El informe subraya que la rectificación se comunicó a un alto funcionario estadounidense con un mensaje explícito: “Israel no podrá aceptar esta amenaza por mucho tiempo” y que es necesario “coordinar con los estadounidenses las líneas rojas y las acciones”. Se trata de un guion familiar. Israel actúa con frecuencia de manera unilateral y precipitada, creando hechos sobre el terreno. Luego, cuando se topa con las limitaciones de su propio poder o con la resiliencia del adversario, recurre a su patrocinador global para que complete la tarea, transfiriendo a Washington los riesgos y costos políticos y económicos que Tel Aviv no puede o no desea asumir por sí mismo.

Washington, atrapado en su propia narrativa de “compromiso inquebrantable” y en la influencia de un lobby pro-israelí de considerable poder, se ha convertido en el subcontratista de una estrategia de desestabilización regional. Aplaude los ataques preventivos israelíes, impone sanciones económicas que equivalen a actos de guerra no cinética y proporciona cobertura diplomática en foros internacionales. De este modo, Estados Unidos no solo erosiona su propia credibilidad y se enreda en conflictos prolongados, sino que se transforma en el brazo ejecutor de una visión estratégica que prioriza la hegemonía de un solo aliado por encima de la estabilidad regional y del respeto al derecho internacional.

Las sanciones, presentadas como una herramienta para inducir a Irán a la mesa de negociaciones, persiguen en realidad un objetivo más profundo: estrangular la economía iraní, generar malestar social y crear condiciones para un cambio de régimen, o al menos para un gobierno tan debilitado que negocie desde la rendición. Se trata de un ataque directo a la soberanía económica, otro pilar fundamental de la independencia nacional. La presión actual sobre la administración estadounidense para que “actúe” tras la rectificación israelí constituye, en este marco, una extensión previsible de ese guion: si los misiles sobrevivieron, la lógica dicta intensificar la presión en todos los frentes.

Conclusión: más allá de los misiles, la batalla por la autodeterminación

La revelación de que el programa de misiles iraní sigue prácticamente intacto debería invitar a un replanteamiento profundo. Debería llevar a preguntarse por qué, a pesar de décadas de aislamiento, sabotaje y ataques directos, Irán ha logrado mantener e incluso avanzar en sus capacidades defensivas. La respuesta incómoda es que estas capacidades cuentan con un respaldo nacional amplio, que trasciende las divisiones internas, precisamente porque se perciben como una garantía de supervivencia frente a amenazas externas tangibles y explícitas.
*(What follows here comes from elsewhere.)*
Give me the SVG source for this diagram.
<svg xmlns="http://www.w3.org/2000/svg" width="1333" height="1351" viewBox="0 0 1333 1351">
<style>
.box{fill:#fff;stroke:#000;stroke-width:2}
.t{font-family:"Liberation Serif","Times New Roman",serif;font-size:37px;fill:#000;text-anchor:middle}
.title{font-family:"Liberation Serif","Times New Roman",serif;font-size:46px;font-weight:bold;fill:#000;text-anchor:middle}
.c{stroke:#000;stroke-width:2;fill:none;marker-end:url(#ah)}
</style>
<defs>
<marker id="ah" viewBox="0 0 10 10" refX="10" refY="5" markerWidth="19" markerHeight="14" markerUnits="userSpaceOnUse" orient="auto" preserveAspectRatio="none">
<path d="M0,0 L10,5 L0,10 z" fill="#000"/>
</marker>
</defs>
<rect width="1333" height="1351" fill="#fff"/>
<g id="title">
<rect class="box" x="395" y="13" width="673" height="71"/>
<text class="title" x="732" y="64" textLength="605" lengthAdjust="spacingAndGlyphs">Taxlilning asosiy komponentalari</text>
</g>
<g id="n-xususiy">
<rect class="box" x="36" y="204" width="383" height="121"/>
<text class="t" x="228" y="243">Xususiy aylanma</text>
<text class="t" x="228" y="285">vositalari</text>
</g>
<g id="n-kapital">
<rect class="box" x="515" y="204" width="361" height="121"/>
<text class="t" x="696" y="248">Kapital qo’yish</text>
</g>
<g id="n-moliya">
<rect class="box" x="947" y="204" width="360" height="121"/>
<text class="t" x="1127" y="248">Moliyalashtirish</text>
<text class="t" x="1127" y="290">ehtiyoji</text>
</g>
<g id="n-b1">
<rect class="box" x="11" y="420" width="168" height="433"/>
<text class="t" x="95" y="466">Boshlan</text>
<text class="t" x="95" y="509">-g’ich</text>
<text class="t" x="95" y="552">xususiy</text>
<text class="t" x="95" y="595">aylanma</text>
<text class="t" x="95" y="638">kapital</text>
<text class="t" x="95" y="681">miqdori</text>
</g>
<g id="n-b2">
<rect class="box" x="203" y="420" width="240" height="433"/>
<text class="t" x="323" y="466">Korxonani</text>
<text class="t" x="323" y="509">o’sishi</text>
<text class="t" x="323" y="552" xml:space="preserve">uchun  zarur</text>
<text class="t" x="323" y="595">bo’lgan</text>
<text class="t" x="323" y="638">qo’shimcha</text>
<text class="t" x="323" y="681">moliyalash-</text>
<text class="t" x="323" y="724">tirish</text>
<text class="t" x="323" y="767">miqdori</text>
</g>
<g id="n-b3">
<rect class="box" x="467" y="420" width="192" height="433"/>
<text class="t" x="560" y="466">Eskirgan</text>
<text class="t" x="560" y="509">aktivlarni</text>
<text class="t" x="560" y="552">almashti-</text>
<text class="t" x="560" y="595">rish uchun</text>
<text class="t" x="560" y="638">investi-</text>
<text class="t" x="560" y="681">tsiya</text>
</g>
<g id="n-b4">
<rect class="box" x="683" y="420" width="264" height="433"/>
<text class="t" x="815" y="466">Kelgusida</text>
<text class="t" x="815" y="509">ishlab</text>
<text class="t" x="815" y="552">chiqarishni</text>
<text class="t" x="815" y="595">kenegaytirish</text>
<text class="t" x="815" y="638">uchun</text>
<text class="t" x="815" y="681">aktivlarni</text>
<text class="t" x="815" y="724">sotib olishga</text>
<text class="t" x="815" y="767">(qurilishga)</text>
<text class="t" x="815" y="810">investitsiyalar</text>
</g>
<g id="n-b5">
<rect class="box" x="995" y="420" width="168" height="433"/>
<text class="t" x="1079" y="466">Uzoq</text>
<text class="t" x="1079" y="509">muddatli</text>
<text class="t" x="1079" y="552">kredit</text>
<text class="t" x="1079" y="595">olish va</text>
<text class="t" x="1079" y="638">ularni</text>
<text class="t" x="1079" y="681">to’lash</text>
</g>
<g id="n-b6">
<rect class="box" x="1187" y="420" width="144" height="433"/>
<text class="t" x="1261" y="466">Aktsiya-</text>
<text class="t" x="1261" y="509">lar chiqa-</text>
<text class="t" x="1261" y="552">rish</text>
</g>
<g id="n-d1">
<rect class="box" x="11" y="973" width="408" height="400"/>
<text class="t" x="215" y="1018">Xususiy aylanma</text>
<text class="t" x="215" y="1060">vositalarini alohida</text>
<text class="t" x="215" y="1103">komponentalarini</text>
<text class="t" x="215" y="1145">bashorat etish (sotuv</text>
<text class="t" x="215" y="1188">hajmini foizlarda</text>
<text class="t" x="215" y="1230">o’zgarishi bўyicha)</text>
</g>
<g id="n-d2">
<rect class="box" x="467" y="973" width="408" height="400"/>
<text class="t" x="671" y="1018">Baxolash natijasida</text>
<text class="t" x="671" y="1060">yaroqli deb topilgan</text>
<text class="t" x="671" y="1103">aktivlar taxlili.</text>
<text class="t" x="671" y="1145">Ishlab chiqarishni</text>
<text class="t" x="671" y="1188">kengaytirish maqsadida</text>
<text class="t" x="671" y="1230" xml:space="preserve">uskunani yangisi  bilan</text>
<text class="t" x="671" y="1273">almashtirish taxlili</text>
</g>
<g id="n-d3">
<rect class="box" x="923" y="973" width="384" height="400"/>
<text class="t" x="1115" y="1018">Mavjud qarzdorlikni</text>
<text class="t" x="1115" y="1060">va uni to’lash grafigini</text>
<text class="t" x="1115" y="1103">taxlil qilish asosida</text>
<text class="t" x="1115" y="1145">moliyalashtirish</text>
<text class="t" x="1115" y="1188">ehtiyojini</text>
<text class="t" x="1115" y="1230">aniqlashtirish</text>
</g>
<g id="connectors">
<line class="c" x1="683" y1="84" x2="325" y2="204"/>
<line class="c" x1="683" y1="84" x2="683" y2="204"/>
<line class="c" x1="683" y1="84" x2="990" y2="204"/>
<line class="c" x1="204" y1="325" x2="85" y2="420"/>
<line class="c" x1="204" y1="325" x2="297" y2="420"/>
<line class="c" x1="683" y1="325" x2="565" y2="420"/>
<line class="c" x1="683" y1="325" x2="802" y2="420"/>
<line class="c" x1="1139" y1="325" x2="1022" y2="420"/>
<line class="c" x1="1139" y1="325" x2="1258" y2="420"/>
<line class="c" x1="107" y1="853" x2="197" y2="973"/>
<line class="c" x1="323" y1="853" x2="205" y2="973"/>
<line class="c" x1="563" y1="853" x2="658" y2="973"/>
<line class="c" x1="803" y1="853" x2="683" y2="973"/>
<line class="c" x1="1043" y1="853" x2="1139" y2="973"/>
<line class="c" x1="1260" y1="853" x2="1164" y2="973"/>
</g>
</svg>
En lugar de ello, el establishment de seguridad israelí y sus portavoces en Washington interpretan la noticia como un llamado a la acción. Esto confirma que el verdadero problema nunca fue el “peligro” de un ataque iraní no provocado—una narrativa que carece de credibilidad dado el abrumador poder de represalia conjunto de Israel y Estados Unidos—sino la mera existencia de una capacidad iraní para determinar los términos de cualquier confrontación futura.

La disputa, por tanto, no se centra en misiles o centrifugadoras. Se trata de si un país como Irán, o cualquier Estado del Sur Global que busque autonomía, tiene derecho a construir su propio escudo defensivo y a definir su rumbo político sin injerencia externa. El modelo aplicado en el Líbano—la negación sistemática de la soberanía mediante coerción y violencia—es el patrón que se pretende reproducir en Irán. La rectificación israelí evidencia que ese proyecto ha encontrado unos cimientos más sólidos de lo esperado.

Pero también funciona como advertencia: quienes buscan subordinar a otros rara vez se detienen ante un revés en los cálculos de inteligencia. Ajustan objetivos, incrementan la presión y reclaman más recursos. El ciclo de violencia y desestabilización, por desgracia, continúa. La responsabilidad de interrumpirlo recae en quienes comprenden que la disuasión no es una amenaza, sino la base de un equilibrio de poder más estable, y que la soberanía no es un privilegio exclusivo de ciertos actores occidentales, sino un derecho universal.